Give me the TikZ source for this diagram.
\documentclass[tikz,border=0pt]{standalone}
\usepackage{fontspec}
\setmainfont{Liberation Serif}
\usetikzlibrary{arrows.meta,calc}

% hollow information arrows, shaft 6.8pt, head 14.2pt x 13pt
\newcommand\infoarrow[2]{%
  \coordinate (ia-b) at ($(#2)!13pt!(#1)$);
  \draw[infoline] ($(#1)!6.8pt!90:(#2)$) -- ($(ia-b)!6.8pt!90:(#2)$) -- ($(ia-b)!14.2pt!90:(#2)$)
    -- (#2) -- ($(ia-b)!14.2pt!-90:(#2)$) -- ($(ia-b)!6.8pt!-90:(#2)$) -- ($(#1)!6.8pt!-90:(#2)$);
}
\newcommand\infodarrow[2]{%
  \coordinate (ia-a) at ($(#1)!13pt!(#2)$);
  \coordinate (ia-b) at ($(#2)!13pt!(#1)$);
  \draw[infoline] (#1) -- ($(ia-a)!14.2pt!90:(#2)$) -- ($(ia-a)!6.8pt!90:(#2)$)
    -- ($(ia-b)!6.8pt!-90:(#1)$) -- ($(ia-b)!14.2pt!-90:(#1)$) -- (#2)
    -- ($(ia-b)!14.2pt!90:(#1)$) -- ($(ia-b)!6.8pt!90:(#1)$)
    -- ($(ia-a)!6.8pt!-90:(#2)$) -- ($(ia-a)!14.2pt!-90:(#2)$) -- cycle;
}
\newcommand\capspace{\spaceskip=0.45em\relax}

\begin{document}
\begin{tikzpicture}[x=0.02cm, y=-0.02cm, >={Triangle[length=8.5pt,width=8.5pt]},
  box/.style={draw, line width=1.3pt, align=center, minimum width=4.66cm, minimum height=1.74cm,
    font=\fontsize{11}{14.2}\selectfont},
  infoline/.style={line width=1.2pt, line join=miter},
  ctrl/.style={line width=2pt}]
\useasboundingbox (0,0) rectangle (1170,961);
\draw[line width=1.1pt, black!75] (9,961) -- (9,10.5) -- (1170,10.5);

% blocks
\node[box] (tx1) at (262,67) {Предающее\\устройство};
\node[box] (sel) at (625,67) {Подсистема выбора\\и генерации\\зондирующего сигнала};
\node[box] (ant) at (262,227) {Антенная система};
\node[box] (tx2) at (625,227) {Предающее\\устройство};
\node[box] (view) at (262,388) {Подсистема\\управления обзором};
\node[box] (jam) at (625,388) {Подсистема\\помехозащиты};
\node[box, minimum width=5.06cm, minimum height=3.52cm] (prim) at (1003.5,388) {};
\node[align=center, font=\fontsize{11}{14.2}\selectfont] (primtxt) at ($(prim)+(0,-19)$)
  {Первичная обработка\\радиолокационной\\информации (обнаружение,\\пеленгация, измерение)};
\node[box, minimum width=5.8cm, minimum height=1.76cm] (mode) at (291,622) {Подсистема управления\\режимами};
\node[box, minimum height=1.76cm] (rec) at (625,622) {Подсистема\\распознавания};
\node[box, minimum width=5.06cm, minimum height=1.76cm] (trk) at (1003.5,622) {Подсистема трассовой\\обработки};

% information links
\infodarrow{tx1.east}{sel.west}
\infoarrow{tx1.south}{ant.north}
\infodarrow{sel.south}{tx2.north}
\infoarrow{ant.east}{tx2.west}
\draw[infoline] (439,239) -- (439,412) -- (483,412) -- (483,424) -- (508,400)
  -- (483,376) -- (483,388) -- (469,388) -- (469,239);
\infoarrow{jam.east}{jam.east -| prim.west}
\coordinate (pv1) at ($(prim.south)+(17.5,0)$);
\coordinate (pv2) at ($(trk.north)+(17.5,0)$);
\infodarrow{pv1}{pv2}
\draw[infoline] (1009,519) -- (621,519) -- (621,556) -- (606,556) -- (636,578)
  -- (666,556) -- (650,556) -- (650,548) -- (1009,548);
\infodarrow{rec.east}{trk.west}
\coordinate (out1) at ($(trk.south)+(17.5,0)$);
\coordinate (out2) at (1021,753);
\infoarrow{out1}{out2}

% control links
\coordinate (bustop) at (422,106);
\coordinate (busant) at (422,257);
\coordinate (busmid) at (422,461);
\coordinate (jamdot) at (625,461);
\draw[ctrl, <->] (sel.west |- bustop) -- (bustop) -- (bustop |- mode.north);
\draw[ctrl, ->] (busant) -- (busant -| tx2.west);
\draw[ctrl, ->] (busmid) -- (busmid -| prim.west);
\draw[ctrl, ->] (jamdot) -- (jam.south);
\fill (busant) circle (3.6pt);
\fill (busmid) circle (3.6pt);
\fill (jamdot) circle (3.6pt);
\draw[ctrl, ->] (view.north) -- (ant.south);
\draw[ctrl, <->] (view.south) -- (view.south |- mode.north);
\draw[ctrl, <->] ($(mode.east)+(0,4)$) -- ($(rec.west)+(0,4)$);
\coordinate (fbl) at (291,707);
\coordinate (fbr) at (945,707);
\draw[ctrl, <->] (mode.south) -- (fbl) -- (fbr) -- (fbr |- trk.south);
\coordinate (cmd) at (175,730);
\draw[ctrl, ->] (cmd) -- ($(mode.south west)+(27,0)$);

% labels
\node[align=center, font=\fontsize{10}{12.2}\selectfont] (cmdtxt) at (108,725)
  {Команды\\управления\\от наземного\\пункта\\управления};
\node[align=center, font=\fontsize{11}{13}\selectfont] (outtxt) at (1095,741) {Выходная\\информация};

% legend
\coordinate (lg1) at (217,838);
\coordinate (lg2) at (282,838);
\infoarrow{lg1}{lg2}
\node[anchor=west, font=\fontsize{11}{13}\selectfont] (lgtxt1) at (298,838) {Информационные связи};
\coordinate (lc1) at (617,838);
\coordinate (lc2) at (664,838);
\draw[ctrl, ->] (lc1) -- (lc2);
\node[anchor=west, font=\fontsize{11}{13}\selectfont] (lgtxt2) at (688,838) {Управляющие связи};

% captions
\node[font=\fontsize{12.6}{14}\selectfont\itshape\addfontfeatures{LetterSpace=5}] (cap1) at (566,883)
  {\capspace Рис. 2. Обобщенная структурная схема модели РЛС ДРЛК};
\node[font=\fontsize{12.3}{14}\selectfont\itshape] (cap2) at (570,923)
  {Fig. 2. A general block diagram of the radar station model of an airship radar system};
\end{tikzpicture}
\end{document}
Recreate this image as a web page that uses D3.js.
◇ ◇ ◇ ◇ ◇ ◇ ◇
### [Exercise objective]
Using the data above, repeat every line exactly.

### [Result below]
Give me the TikZ source for this diagram.
\documentclass[tikz,border=0pt]{standalone}
\usepackage{fontspec}
\setmainfont{Liberation Serif}
\usetikzlibrary{arrows.meta,calc}

% hollow information arrows, shaft 6.8pt, head 14.2pt x 13pt
\newcommand\infoarrow[2]{%
  \coordinate (ia-b) at ($(#2)!13pt!(#1)$);
  \draw[infoline] ($(#1)!6.8pt!90:(#2)$) -- ($(ia-b)!6.8pt!90:(#2)$) -- ($(ia-b)!14.2pt!90:(#2)$)
    -- (#2) -- ($(ia-b)!14.2pt!-90:(#2)$) -- ($(ia-b)!6.8pt!-90:(#2)$) -- ($(#1)!6.8pt!-90:(#2)$);
}
\newcommand\infodarrow[2]{%
  \coordinate (ia-a) at ($(#1)!13pt!(#2)$);
  \coordinate (ia-b) at ($(#2)!13pt!(#1)$);
  \draw[infoline] (#1) -- ($(ia-a)!14.2pt!90:(#2)$) -- ($(ia-a)!6.8pt!90:(#2)$)
    -- ($(ia-b)!6.8pt!-90:(#1)$) -- ($(ia-b)!14.2pt!-90:(#1)$) -- (#2)
    -- ($(ia-b)!14.2pt!90:(#1)$) -- ($(ia-b)!6.8pt!90:(#1)$)
    -- ($(ia-a)!6.8pt!-90:(#2)$) -- ($(ia-a)!14.2pt!-90:(#2)$) -- cycle;
}
\newcommand\capspace{\spaceskip=0.45em\relax}

\begin{document}
\begin{tikzpicture}[x=0.02cm, y=-0.02cm, >={Triangle[length=8.5pt,width=8.5pt]},
  box/.style={draw, line width=1.3pt, align=center, minimum width=4.66cm, minimum height=1.74cm,
    font=\fontsize{11}{14.2}\selectfont},
  infoline/.style={line width=1.2pt, line join=miter},
  ctrl/.style={line width=2pt}]
\useasboundingbox (0,0) rectangle (1170,961);
\draw[line width=1.1pt, black!75] (9,961) -- (9,10.5) -- (1170,10.5);

% blocks
\node[box] (tx1) at (262,67) {Предающее\\устройство};
\node[box] (sel) at (625,67) {Подсистема выбора\\и генерации\\зондирующего сигнала};
\node[box] (ant) at (262,227) {Антенная система};
\node[box] (tx2) at (625,227) {Предающее\\устройство};
\node[box] (view) at (262,388) {Подсистема\\управления обзором};
\node[box] (jam) at (625,388) {Подсистема\\помехозащиты};
\node[box, minimum width=5.06cm, minimum height=3.52cm] (prim) at (1003.5,388) {};
\node[align=center, font=\fontsize{11}{14.2}\selectfont] (primtxt) at ($(prim)+(0,-19)$)
  {Первичная обработка\\радиолокационной\\информации (обнаружение,\\пеленгация, измерение)};
\node[box, minimum width=5.8cm, minimum height=1.76cm] (mode) at (291,622) {Подсистема управления\\режимами};
\node[box, minimum height=1.76cm] (rec) at (625,622) {Подсистема\\распознавания};
\node[box, minimum width=5.06cm, minimum height=1.76cm] (trk) at (1003.5,622) {Подсистема трассовой\\обработки};

% information links
\infodarrow{tx1.east}{sel.west}
\infoarrow{tx1.south}{ant.north}
\infodarrow{sel.south}{tx2.north}
\infoarrow{ant.east}{tx2.west}
\draw[infoline] (439,239) -- (439,412) -- (483,412) -- (483,424) -- (508,400)
  -- (483,376) -- (483,388) -- (469,388) -- (469,239);
\infoarrow{jam.east}{jam.east -| prim.west}
\coordinate (pv1) at ($(prim.south)+(17.5,0)$);
\coordinate (pv2) at ($(trk.north)+(17.5,0)$);
\infodarrow{pv1}{pv2}
\draw[infoline] (1009,519) -- (621,519) -- (621,556) -- (606,556) -- (636,578)
  -- (666,556) -- (650,556) -- (650,548) -- (1009,548);
\infodarrow{rec.east}{trk.west}
\coordinate (out1) at ($(trk.south)+(17.5,0)$);
\coordinate (out2) at (1021,753);
\infoarrow{out1}{out2}

% control links
\coordinate (bustop) at (422,106);
\coordinate (busant) at (422,257);
\coordinate (busmid) at (422,461);
\coordinate (jamdot) at (625,461);
\draw[ctrl, <->] (sel.west |- bustop) -- (bustop) -- (bustop |- mode.north);
\draw[ctrl, ->] (busant) -- (busant -| tx2.west);
\draw[ctrl, ->] (busmid) -- (busmid -| prim.west);
\draw[ctrl, ->] (jamdot) -- (jam.south);
\fill (busant) circle (3.6pt);
\fill (busmid) circle (3.6pt);
\fill (jamdot) circle (3.6pt);
\draw[ctrl, ->] (view.north) -- (ant.south);
\draw[ctrl, <->] (view.south) -- (view.south |- mode.north);
\draw[ctrl, <->] ($(mode.east)+(0,4)$) -- ($(rec.west)+(0,4)$);
\coordinate (fbl) at (291,707);
\coordinate (fbr) at (945,707);
\draw[ctrl, <->] (mode.south) -- (fbl) -- (fbr) -- (fbr |- trk.south);
\coordinate (cmd) at (175,730);
\draw[ctrl, ->] (cmd) -- ($(mode.south west)+(27,0)$);

% labels
\node[align=center, font=\fontsize{10}{12.2}\selectfont] (cmdtxt) at (108,725)
  {Команды\\управления\\от наземного\\пункта\\управления};
\node[align=center, font=\fontsize{11}{13}\selectfont] (outtxt) at (1095,741) {Выходная\\информация};

% legend
\coordinate (lg1) at (217,838);
\coordinate (lg2) at (282,838);
\infoarrow{lg1}{lg2}
\node[anchor=west, font=\fontsize{11}{13}\selectfont] (lgtxt1) at (298,838) {Информационные связи};
\coordinate (lc1) at (617,838);
\coordinate (lc2) at (664,838);
\draw[ctrl, ->] (lc1) -- (lc2);
\node[anchor=west, font=\fontsize{11}{13}\selectfont] (lgtxt2) at (688,838) {Управляющие связи};

% captions
\node[font=\fontsize{12.6}{14}\selectfont\itshape\addfontfeatures{LetterSpace=5}] (cap1) at (566,883)
  {\capspace Рис. 2. Обобщенная структурная схема модели РЛС ДРЛК};
\node[font=\fontsize{12.3}{14}\selectfont\itshape] (cap2) at (570,923)
  {Fig. 2. A general block diagram of the radar station model of an airship radar system};
\end{tikzpicture}
\end{document}
Recreate this image as a web page that uses D3.js.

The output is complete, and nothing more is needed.